22 JUMP STREET
Directors: Phil Lord and Christopher Miller
Cast: Jonah Hill, Channing Tatum, Ice Cube, Amber Stevens, Wyatt Russell, Peter Stormare, Jillian Bell, the Lucas Brothers, Nick Offerman
MPAA Rating: (for language throughout, sexual content, drug material, brief nudity and some violence)
Running Time: 1:52
Release Date: 6/13/14
Review by Mark Dujsik | June 11, 2014
The central question posed by 22 Jump Street has nothing to do with its characters, its scenario, its sense of humor, or its diversions into action, yet it has everything to do which each and every one of those things. The main question of this sequel is the necessity of its very existence. If one knows the first film, which openly doubted the need for reviving an old intellectual property (such as the television show upon which it was very loosely based) in the years or decades after it first appeared, this will come as no surprise.
What is a surprise is that this film works in an almost completely different way from—and to pretty much the same degree as—its predecessor, despite the fact that it is essentially doing everything the original has already done. The difference is that 21 Jump Street mocked its premise only to spring into something that worked beyond the self-referential joke. It may not have respected its origins, but once the satirical formalities were out of the way, the film was really a character-based comedy that took the dynamic of its main characters seriously.
In the sequel, though, just about everyone is in on the joke. This includes our heroes: two cops named Schmidt (Jonah Hill) and Jenko (Channing Tatum), who find themselves once again on assignment to once again go undercover in an educational institute because, once again, there's a potentially deadly drug circulating among the student body.
They know this sounds familiar—perhaps too familiar. They even suggest alternatives, such as Jenko proposing that they join the Secret Service and protect the White House. Their captain (Ice Cube) tells them no; they're basically going to do the same thing they did a couple of years ago. Instead of high school, though, they'll be undercover at college.
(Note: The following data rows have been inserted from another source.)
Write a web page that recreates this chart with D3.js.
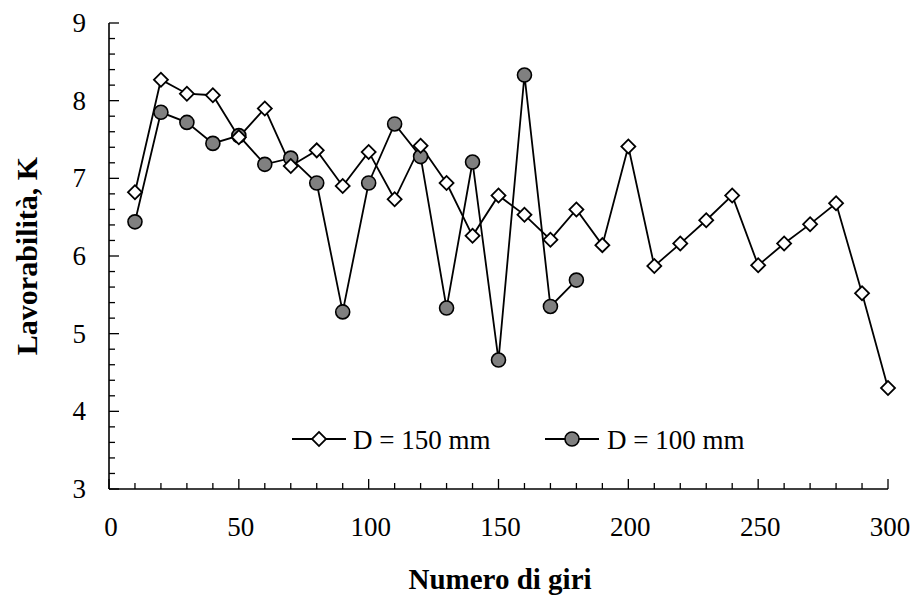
<!DOCTYPE html>
<html>
<head>
<meta charset="utf-8">
<script src="https://cdn.jsdelivr.net/npm/d3@7"></script>
<style>
  body { margin: 0; background: #fff; }
  svg { display: block; }
</style>
</head>
<body>
<svg id="chart" width="912" height="599"></svg>
<script>
// Dati
const giri = [10, 20, 30, 40, 50, 60, 70, 80, 90, 100, 110, 120, 130, 140, 150,
              160, 170, 180, 190, 200, 210, 220, 230, 240, 250, 260, 270, 280, 290, 300];
const lav150 = [6.82, 8.27, 8.09, 8.07, 7.53, 7.90, 7.16, 7.36, 6.90, 7.34, 6.73, 7.42, 6.94, 6.26, 6.78,
                6.53, 6.21, 6.60, 6.14, 7.41, 5.87, 6.16, 6.46, 6.78, 5.88, 6.16, 6.41, 6.68, 5.52, 4.30];
const lav100 = [6.44, 7.85, 7.72, 7.45, 7.55, 7.18, 7.26, 6.94, 5.28, 6.94, 7.70, 7.28, 5.33, 7.21, 4.66,
                8.33, 5.35, 5.69];
const xTicks = [0, 50, 100, 150, 200, 250, 300];
const yTicks = [3, 4, 5, 6, 7, 8, 9];
const seriesNames = ["D = 150 mm", "D = 100 mm"];

const FONT = "'Liberation Serif', 'Times New Roman', Tinos, serif";

const svg = d3.select("#chart");

// scale
const x = d3.scaleLinear().domain([0, 300]).range([109, 888]);
const y = d3.scaleLinear().domain([3, 9]).range([489, 23]);

// tacche secondarie
const xMinor = d3.range(0, 301, 10);
const yMinor = d3.range(3, 9.001, 0.2);

const axes = svg.append("g").attr("stroke", "#000").attr("stroke-width", 1.3);

axes.selectAll(".xm").data(xMinor).enter().append("line")
    .attr("x1", d => x(d)).attr("x2", d => x(d))
    .attr("y1", y(3)).attr("y2", d => y(3) - (d % 50 === 0 ? 10 : 6));

axes.selectAll(".ym").data(yMinor).enter().append("line")
    .attr("y1", d => y(d)).attr("y2", d => y(d))
    .attr("x1", x(0)).attr("x2", d => x(0) + (Math.abs(d - Math.round(d)) < 1e-6 ? 10 : 6));

axes.append("line").attr("x1", x(0)).attr("x2", x(300)).attr("y1", y(3)).attr("y2", y(3)).attr("stroke-width", 1.6);
axes.append("line").attr("x1", x(0)).attr("x2", x(0)).attr("y1", y(3)).attr("y2", y(9)).attr("stroke-width", 1.6);

// etichette
svg.selectAll(".xl").data(xTicks).enter().append("text")
    .attr("x", d => x(d) + 2).attr("y", 536)
    .attr("text-anchor", "middle").attr("font-size", 27)
    .style("font-family", FONT).style("font-weight", "normal")
    .text(d => d);

svg.selectAll(".yl").data(yTicks).enter().append("text")
    .attr("x", 86).attr("y", d => y(d) + 9)
    .attr("text-anchor", "end").attr("font-size", 27)
    .style("font-family", FONT).style("font-weight", "normal")
    .text(d => d);

svg.append("text")
    .attr("x", 500).attr("y", 589)
    .attr("text-anchor", "middle").attr("font-size", 29)
    .style("font-family", FONT).style("font-weight", "bold")
    .text("Numero di giri");

svg.append("text")
    .attr("transform", "translate(37,256) rotate(-90)")
    .attr("text-anchor", "middle").attr("font-size", 30)
    .style("font-family", FONT).style("font-weight", "bold")
    .text("Lavorabilità, K");

// linee
const line = d3.line().x(d => x(d[0])).y(d => y(d[1]));
const pts150 = giri.map((g, i) => [g, lav150[i]]);
const pts100 = lav100.map((v, i) => [giri[i], v]);

svg.append("path").datum(pts150).attr("d", line)
    .attr("fill", "none").attr("stroke", "#000").attr("stroke-width", 1.8);
svg.append("path").datum(pts100).attr("d", line)
    .attr("fill", "none").attr("stroke", "#000").attr("stroke-width", 1.8);

const diamond = d3.symbol().type(d3.symbolSquare).size(98);

function drawDiamond(g, cx, cy) {
  g.append("path").attr("d", diamond())
    .attr("transform", `translate(${cx},${cy}) rotate(45)`)
    .attr("fill", "#fff").attr("stroke", "#000").attr("stroke-width", 1.8);
}
function drawCircle(g, cx, cy) {
  g.append("circle").attr("cx", cx).attr("cy", cy).attr("r", 7)
    .attr("fill", "#808080").attr("stroke", "#000").attr("stroke-width", 1.6);
}

const marks100 = svg.append("g");
pts100.forEach(p => drawCircle(marks100, x(p[0]), y(p[1])));
const marks150 = svg.append("g");
pts150.forEach(p => drawDiamond(marks150, x(p[0]), y(p[1])));

// legenda
const leg = svg.append("g");
const legY = 439;
leg.append("line").attr("x1", 292).attr("x2", 346).attr("y1", legY).attr("y2", legY)
    .attr("stroke", "#000").attr("stroke-width", 1.8);
drawDiamond(leg, 319, legY);
leg.append("text").attr("x", 353).attr("y", legY + 10).attr("font-size", 27)
    .style("font-family", FONT).text(seriesNames[0]);

leg.append("line").attr("x1", 545).attr("x2", 599).attr("y1", legY).attr("y2", legY)
    .attr("stroke", "#000").attr("stroke-width", 1.8);
drawCircle(leg, 572, legY);
leg.append("text").attr("x", 607).attr("y", legY + 10).attr("font-size", 27)
    .style("font-family", FONT).text(seriesNames[1]);
</script>
</body>
</html>
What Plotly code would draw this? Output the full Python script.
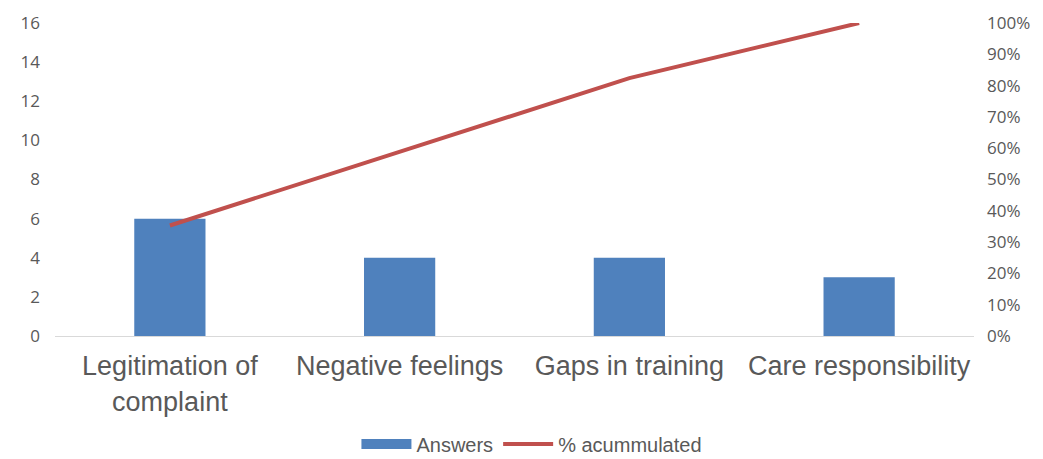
import plotly.graph_objects as go

categories = ["Legitimation of<br>complaint", "Negative feelings", "Gaps in training", "Care responsibility"]
answers = [6, 4, 4, 3]
cumulative_pct = [35.3, 58.8, 82.4, 100.0]

left_ticks = [0, 2, 4, 6, 8, 10, 12, 14, 16]
right_ticks = [0, 10, 20, 30, 40, 50, 60, 70, 80, 90, 100]
right_labels = [f"{t}%" for t in right_ticks]

BLUE = "#4f81bd"
RED = "#c0504d"

fig = go.Figure()
fig.add_trace(go.Bar(x=categories, y=answers, name="Answers", showlegend=False,
                     marker=dict(color=BLUE, line=dict(width=0))))
# legend proxy for the bars (wide rectangle swatch)
fig.add_trace(go.Scatter(x=[categories[0]], y=[None], name="Answers", mode="lines",
                         line=dict(color=BLUE, width=12), hoverinfo="skip"))
fig.add_trace(go.Scatter(x=categories, y=cumulative_pct, name="% acummulated",
                         mode="lines", line=dict(color=RED, width=4),
                         yaxis="y2"))

fig.update_layout(
    width=1043, height=459,
    margin=dict(l=55, r=69, t=23, b=123, autoexpand=False),
    paper_bgcolor="white", plot_bgcolor="white",
    bargap=0.69,
    showlegend=True,
    legend=dict(orientation="h", x=0.51, xanchor="center", xref="container",
                y=-0.345, yanchor="middle", yref="paper",
                font=dict(family="Liberation Sans, Arial", size=20, color="#595959"),
                traceorder="normal", itemwidth=50, tracegroupgap=0,
                bgcolor="rgba(0,0,0,0)"),
    xaxis=dict(tickfont=dict(family="Liberation Sans, Arial", size=27, color="#595959"),
               showgrid=False, showline=True, linecolor="#d9d9d9", linewidth=1,
               ticks="", tickangle=0, automargin=False, ticklabelstandoff=6),
    yaxis=dict(range=[0, 16], tickvals=left_ticks, showgrid=False, zeroline=False,
               showline=False, ticks="", automargin=False,
               tickfont=dict(family="Open Sans, Liberation Sans", size=17, color="#595959"),
               ticklabelstandoff=14),
    yaxis2=dict(range=[0, 100], tickvals=right_ticks, ticktext=right_labels,
                overlaying="y", side="right", showgrid=False, zeroline=False,
                showline=False, ticks="", automargin=False,
                tickfont=dict(family="Open Sans, Liberation Sans", size=17, color="#595959"),
                ticklabelstandoff=12),
)

fig.write_html("out.html")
He explains this in their newly refurbished headquarters, which is directly across the street from the old one, where people are already planning construction on a new building at 23 Jump Street.
Before that, the chief of police (Nick Offerman, that master of deadpan delivery) once again explains their new assignment in terms that sound suspiciously like they should be coming out of the mouth of a jaded Hollywood executive or a worn-out film critic. He didn't think their first assignment would go over well, but it did. Now there's demand to do it again, and the bigwigs have decided the new assignment should be exactly like the first one but with a bigger budget. As if money is going to cover up laziness, the cynical chief opines.
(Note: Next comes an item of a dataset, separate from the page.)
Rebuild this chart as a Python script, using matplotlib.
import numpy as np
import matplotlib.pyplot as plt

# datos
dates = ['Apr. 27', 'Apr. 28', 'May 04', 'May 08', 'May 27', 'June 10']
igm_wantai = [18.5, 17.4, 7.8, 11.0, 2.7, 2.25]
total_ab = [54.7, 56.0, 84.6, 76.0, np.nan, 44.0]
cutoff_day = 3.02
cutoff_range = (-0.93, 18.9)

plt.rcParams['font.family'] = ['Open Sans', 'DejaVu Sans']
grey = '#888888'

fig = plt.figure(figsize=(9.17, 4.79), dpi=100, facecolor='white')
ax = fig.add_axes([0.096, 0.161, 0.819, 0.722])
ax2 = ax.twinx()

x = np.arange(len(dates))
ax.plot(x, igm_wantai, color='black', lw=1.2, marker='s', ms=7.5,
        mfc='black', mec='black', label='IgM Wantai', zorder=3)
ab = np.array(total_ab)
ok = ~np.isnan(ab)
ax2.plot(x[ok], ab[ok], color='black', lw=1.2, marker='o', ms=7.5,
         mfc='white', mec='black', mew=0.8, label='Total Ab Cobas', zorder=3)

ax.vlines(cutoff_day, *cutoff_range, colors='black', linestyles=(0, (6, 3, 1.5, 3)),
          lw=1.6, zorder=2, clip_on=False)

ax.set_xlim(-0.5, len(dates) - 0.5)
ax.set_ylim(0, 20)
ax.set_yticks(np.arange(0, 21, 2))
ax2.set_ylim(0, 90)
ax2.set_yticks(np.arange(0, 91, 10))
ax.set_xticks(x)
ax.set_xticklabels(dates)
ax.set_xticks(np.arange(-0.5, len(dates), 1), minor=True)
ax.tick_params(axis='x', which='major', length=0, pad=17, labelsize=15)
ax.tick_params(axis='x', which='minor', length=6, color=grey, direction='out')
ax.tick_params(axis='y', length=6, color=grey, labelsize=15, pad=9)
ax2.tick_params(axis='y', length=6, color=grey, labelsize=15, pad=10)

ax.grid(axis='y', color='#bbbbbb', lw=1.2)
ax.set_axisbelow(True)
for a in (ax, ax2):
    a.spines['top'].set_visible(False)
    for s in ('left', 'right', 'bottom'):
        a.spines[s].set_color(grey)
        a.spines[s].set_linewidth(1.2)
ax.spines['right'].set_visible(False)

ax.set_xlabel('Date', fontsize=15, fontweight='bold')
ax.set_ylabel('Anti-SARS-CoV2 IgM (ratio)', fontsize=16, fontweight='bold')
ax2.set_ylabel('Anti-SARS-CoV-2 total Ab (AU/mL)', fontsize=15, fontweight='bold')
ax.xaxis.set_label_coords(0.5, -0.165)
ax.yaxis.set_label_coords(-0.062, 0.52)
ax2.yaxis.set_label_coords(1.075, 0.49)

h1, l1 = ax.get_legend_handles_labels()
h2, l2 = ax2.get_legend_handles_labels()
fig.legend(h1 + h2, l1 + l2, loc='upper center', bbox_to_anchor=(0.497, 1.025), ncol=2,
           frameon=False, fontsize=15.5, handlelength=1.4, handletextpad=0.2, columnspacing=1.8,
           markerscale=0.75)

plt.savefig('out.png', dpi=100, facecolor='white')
Here's a film that doesn't really need to exist that justifies its being by admitting it is a questionable affair. This is a tough trick to accomplish. The risk is in the admission of inherent laziness becoming a self-fulfilling prophecy.
It's one thing to point out the obvious, but that gets old and obvious pretty quickly. The screenplay by Michael Bacall (who also wrote the first film), Oren Uziel, and Rodney Rotham doesn't stop there; it doesn't just go for the easy laugh. The screenwriters, along with directors Phil Lord and Christopher Miller, are in it for the long haul—from the chief's speech to an end-credits sequence that imagines this series some 30 sequels into the future, with each successive one making a flimsier and more ridiculous excuse to get these two characters into the same shenanigans over and over again.
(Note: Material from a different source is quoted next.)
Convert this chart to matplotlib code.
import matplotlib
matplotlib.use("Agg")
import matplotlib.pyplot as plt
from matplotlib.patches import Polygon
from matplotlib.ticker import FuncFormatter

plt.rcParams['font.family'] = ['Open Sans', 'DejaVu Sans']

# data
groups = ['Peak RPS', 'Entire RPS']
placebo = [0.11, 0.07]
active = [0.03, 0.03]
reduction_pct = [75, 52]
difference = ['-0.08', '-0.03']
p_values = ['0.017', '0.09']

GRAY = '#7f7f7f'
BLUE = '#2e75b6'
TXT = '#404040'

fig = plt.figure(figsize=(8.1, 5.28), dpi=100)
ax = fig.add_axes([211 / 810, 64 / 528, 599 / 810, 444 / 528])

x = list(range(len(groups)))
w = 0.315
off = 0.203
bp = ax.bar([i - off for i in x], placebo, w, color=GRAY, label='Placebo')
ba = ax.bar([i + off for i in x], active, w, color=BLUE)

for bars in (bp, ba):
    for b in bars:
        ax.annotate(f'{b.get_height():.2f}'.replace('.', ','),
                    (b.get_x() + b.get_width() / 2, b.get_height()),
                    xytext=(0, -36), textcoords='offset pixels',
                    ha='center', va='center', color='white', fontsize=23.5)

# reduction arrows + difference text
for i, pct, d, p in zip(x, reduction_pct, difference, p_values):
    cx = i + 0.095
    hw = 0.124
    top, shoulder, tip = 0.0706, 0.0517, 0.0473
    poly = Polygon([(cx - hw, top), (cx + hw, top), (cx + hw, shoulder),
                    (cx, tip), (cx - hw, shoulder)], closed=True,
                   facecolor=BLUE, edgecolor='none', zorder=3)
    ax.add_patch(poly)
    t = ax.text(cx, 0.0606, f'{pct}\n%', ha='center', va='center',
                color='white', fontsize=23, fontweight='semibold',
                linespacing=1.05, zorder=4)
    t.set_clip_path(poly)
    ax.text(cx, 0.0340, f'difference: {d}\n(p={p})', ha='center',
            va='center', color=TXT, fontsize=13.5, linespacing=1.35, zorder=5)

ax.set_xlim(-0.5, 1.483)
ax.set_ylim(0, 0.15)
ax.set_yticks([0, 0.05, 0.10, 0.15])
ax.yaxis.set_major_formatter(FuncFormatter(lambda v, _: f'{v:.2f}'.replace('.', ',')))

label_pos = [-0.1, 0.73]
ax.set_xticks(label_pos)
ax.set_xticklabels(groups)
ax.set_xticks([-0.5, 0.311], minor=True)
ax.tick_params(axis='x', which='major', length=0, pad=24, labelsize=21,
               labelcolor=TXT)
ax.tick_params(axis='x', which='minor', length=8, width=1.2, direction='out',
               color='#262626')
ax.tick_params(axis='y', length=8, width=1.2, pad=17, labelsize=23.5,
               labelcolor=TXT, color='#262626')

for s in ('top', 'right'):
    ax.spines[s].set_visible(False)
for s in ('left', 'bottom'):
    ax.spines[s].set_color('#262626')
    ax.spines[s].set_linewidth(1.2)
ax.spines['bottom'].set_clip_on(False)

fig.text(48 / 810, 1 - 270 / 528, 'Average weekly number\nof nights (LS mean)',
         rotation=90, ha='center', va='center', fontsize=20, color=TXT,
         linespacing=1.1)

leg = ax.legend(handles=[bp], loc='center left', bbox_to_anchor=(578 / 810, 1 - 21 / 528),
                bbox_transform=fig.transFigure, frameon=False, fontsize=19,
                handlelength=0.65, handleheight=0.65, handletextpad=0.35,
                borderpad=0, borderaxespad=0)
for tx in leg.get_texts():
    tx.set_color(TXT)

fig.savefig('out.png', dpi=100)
In between, the film has a tougher time maintaining the joke, but it only slightly matters. Hill and Tatum are very funny together (e.g., the opening scene, in which Schmidt disguises himself as a Hispanic gang member and Jenko tries and fails to play along) and funny enough on their own (e.g., Schmidt's take on slam poetry and Jenko's delayed, childlike reaction to discovering the identity of his partner's romantic interest), which is vital because the film's questioning of itself extends to the relationship between these characters.
Do they maintain the dynamic they had last time, or do they try something different? Their relationship is essentially the same, even as it appears to be different on the surface. One has a great time at college, and the other struggles to find his place. There's a rift, and every time they talk, it begins to sound like two people dealing with the aftereffects of a lovers' quarrel.
The screenplay is really having an open debate about the foundation of the sequel: theme and variation—how much to keep the same and to what degree to alter expectations. It has a lot of fun poking at other conventions, too. There's a red herring of a character who is literally stamped as one. Jenko starts a friendship with the school's star quarterback (Wyatt Russell) in a scene that amusingly devises a most torturous way to get the two to say the phrase that best describes the clichéd moment they are experiencing (It involves the combination of the meat on a sandwich and a certain brand of cotton swab). A chase scene has Schmidt and Jenko shunning their instincts by actively trying to avoid destruction, due to the department's unanticipated budget concerns.
22 Jump Street might not be as consistently funny as its predecessor, but it is twice as clever. In this age of obligatory sequels, it's nearly impossible not to admire one that has the gumption to so thoroughly deconstruct its creative elements and the behind-the-scenes scheming that has led to its creation. This one does so to a point that the film has effectively murdered any chance that a continuation of this franchise is even possible.